(DATASET CONTENT)
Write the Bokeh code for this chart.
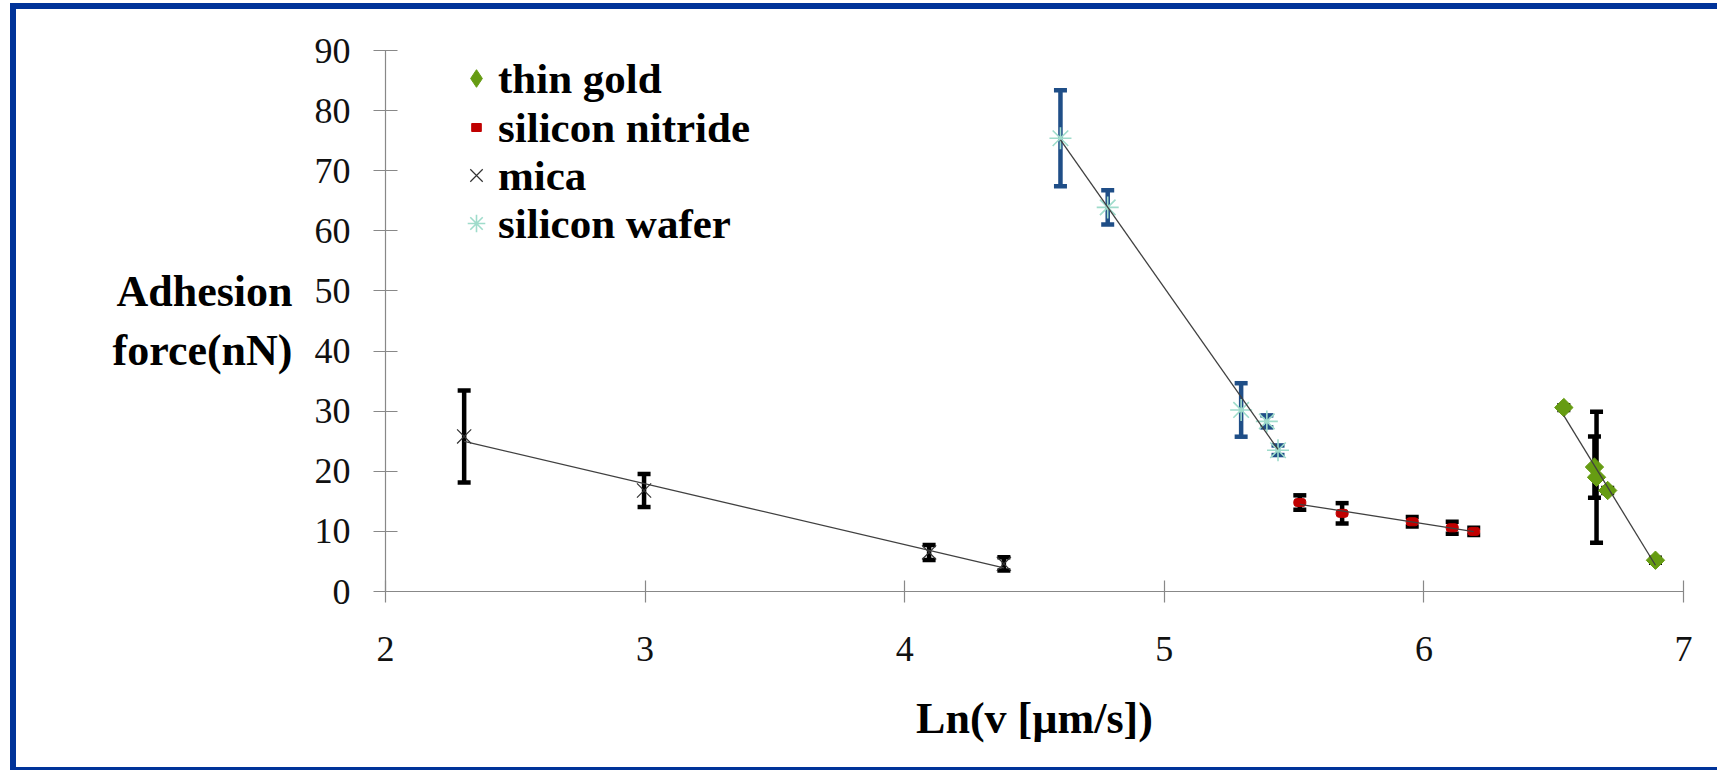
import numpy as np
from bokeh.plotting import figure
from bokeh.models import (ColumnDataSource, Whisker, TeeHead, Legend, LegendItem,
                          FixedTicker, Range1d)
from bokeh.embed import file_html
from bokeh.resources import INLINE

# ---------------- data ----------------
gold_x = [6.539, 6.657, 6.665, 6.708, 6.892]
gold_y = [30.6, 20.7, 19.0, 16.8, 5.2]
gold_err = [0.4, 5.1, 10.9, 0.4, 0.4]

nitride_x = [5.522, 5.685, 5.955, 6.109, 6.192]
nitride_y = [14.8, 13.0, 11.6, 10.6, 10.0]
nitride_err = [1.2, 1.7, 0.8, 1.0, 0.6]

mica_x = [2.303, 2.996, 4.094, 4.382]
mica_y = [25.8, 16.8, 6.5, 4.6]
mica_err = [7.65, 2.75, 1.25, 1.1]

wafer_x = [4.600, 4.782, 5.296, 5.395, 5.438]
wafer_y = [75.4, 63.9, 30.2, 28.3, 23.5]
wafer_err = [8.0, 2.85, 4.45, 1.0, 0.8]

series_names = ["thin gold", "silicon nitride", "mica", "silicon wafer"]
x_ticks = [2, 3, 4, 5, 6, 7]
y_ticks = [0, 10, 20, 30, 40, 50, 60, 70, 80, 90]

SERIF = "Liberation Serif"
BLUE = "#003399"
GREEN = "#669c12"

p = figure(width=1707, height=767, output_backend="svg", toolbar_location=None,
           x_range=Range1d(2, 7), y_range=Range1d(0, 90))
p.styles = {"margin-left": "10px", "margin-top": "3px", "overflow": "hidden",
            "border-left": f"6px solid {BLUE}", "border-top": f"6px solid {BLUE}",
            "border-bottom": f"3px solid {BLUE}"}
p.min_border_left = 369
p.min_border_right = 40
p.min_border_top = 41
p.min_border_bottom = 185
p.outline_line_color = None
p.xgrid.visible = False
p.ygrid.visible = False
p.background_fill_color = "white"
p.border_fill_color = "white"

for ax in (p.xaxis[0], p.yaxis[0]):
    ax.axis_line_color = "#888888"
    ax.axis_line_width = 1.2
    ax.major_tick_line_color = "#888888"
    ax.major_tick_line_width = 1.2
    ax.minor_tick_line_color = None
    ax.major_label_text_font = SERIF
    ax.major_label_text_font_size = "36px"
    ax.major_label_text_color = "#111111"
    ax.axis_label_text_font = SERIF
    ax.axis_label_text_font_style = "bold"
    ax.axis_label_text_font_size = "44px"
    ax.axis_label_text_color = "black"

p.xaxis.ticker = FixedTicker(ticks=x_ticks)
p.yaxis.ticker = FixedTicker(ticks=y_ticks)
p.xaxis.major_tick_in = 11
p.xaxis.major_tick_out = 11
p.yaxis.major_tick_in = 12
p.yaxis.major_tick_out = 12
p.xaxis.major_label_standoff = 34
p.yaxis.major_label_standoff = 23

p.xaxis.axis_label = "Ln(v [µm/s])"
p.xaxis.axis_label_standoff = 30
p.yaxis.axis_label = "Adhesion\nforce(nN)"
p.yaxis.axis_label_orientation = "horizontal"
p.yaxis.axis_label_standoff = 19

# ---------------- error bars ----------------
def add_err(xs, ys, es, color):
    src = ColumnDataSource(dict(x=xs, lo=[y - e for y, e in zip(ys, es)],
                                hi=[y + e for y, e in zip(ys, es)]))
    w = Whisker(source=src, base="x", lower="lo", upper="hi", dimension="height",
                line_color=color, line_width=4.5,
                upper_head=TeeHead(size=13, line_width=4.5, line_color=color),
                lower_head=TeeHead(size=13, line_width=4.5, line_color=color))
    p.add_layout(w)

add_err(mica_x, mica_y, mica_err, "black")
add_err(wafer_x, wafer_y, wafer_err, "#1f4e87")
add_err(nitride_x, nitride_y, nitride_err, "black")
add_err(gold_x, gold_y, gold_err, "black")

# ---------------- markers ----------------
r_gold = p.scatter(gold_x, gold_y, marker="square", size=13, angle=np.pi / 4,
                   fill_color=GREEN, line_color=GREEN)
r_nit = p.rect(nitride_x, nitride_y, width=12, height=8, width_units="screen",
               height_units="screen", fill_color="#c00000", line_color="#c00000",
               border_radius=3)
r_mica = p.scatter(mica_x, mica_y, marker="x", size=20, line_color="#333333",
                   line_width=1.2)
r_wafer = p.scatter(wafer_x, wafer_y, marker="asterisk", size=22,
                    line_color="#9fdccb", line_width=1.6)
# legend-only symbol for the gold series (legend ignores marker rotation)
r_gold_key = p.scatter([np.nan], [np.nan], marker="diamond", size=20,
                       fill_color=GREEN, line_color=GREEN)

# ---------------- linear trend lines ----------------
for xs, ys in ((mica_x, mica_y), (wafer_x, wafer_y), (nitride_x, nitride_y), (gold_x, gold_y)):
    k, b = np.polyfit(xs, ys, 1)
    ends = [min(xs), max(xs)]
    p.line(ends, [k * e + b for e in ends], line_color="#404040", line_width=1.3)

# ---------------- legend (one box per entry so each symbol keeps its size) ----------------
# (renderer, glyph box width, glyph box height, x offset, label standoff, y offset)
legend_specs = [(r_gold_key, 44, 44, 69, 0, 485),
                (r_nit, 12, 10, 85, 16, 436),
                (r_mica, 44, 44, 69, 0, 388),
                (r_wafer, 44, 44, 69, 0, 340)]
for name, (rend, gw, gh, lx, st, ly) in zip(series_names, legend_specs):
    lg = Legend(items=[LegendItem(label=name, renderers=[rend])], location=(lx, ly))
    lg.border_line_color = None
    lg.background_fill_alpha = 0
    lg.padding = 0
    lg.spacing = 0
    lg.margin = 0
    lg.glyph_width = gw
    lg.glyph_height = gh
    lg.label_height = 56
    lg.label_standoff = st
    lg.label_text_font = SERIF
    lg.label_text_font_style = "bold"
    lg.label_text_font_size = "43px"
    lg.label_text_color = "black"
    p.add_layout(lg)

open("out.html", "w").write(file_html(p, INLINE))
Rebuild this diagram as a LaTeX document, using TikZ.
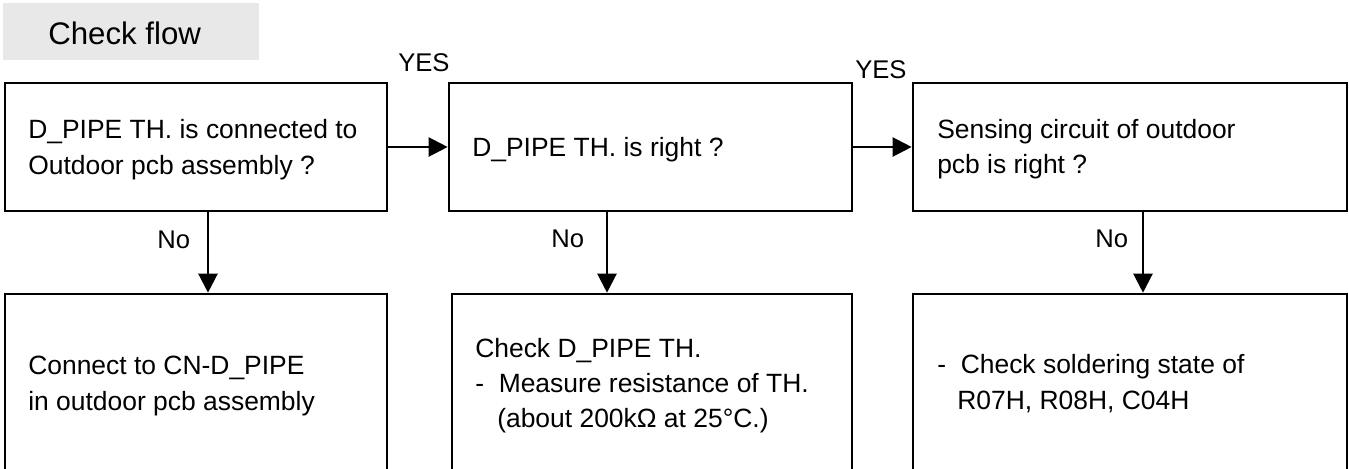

(WHAT YOU NEED TO DO)
Reproduce exactly the run of lines that opens the listing and closes with the line holding "from bokeh.resources import INLINE". Pictures are excluded.

(RESULT BELOW)
Write the Bokeh code for this chart.
import numpy as np
from bokeh.plotting import figure
from bokeh.models import (ColumnDataSource, Whisker, TeeHead, Legend, LegendItem,
                          FixedTicker, Range1d)
from bokeh.embed import file_html
from bokeh.resources import INLINE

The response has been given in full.